▶ _Given problem_: Pick out each line with the word "this" from the material that follows.

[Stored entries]
▶

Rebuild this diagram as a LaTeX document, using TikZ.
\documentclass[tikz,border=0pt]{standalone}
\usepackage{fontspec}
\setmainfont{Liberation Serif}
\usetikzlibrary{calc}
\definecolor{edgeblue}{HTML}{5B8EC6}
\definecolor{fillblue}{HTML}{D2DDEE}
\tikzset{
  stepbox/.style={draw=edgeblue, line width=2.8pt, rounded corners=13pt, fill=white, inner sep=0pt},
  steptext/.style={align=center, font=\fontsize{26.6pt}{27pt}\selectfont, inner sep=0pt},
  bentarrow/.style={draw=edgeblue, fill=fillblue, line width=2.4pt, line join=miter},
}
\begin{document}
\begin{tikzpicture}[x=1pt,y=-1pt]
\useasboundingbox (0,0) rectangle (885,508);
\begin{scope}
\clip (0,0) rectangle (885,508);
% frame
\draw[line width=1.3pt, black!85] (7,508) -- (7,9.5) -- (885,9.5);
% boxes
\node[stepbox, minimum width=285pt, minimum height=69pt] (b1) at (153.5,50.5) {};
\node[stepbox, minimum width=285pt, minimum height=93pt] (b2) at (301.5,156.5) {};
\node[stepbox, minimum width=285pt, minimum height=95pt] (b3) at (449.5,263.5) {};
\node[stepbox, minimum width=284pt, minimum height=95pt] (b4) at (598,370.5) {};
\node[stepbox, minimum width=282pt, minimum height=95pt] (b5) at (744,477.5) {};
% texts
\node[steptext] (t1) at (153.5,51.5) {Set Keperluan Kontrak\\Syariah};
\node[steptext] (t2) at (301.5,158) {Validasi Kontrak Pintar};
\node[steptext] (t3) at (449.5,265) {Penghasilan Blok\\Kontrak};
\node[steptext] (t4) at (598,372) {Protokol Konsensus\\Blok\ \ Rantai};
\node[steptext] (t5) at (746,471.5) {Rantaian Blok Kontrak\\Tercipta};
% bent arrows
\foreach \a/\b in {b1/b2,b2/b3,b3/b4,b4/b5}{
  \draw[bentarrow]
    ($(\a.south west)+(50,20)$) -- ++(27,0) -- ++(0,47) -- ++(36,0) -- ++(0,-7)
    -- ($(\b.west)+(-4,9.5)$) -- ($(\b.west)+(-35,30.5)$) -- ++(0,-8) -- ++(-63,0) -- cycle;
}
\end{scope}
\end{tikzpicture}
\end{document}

◀
▶

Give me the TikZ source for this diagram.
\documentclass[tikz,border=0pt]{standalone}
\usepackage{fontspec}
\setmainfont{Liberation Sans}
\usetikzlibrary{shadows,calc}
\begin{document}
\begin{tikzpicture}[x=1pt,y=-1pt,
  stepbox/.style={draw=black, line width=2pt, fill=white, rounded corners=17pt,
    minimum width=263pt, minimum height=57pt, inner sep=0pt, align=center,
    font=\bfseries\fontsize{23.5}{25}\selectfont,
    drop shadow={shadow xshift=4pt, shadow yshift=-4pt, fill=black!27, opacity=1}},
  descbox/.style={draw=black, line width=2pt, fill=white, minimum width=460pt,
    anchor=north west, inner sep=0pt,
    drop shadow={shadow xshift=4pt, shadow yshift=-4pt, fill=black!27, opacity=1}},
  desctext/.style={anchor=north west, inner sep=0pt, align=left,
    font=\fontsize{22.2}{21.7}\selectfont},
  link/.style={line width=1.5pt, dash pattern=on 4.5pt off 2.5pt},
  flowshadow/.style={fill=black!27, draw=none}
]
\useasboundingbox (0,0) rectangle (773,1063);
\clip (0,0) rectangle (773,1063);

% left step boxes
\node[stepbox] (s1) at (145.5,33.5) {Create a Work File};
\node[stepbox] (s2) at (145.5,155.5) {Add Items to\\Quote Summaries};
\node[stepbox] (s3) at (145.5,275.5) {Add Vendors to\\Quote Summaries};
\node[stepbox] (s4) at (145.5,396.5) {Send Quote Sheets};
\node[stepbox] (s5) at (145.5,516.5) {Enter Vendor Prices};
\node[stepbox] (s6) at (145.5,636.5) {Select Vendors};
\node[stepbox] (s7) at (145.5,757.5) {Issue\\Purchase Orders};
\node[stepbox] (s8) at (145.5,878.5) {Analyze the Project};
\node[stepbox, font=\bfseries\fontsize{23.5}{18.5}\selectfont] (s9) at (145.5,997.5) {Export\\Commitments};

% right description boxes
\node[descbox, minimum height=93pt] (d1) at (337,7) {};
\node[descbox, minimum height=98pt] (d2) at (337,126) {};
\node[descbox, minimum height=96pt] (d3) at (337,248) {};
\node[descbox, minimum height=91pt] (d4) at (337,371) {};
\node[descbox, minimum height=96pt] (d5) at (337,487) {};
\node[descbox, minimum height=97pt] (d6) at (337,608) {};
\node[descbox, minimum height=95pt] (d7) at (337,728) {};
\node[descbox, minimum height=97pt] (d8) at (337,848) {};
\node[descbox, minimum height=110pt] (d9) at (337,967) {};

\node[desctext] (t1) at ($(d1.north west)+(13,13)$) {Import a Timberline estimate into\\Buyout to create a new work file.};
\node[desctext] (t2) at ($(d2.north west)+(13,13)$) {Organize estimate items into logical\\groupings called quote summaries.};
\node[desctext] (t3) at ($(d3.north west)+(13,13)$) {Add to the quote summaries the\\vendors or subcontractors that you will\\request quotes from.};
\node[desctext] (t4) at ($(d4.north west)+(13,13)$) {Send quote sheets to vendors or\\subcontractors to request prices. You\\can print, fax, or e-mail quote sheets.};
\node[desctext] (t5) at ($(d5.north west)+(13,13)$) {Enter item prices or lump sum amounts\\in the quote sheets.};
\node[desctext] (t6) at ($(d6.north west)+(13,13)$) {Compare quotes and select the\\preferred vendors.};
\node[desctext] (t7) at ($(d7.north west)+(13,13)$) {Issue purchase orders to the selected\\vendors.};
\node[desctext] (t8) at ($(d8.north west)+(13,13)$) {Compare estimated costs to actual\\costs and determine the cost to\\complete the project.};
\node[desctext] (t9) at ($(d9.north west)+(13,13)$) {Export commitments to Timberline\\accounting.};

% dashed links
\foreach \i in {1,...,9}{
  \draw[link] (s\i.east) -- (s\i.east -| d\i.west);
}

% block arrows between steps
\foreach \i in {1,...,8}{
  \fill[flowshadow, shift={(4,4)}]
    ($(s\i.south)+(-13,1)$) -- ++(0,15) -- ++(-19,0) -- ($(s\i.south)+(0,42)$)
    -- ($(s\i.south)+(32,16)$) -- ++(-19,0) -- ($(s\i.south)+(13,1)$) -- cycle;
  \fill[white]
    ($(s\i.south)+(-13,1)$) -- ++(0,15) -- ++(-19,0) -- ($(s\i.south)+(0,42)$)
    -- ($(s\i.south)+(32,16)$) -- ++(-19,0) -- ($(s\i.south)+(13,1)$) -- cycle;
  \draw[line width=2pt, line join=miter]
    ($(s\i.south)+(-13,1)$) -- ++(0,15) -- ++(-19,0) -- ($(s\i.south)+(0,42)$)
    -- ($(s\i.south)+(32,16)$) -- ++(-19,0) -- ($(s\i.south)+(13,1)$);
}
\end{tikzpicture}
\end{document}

◀

▶ _Solution below_:
Rebuild this diagram as a LaTeX document, using TikZ.
Give me the TikZ source for this diagram.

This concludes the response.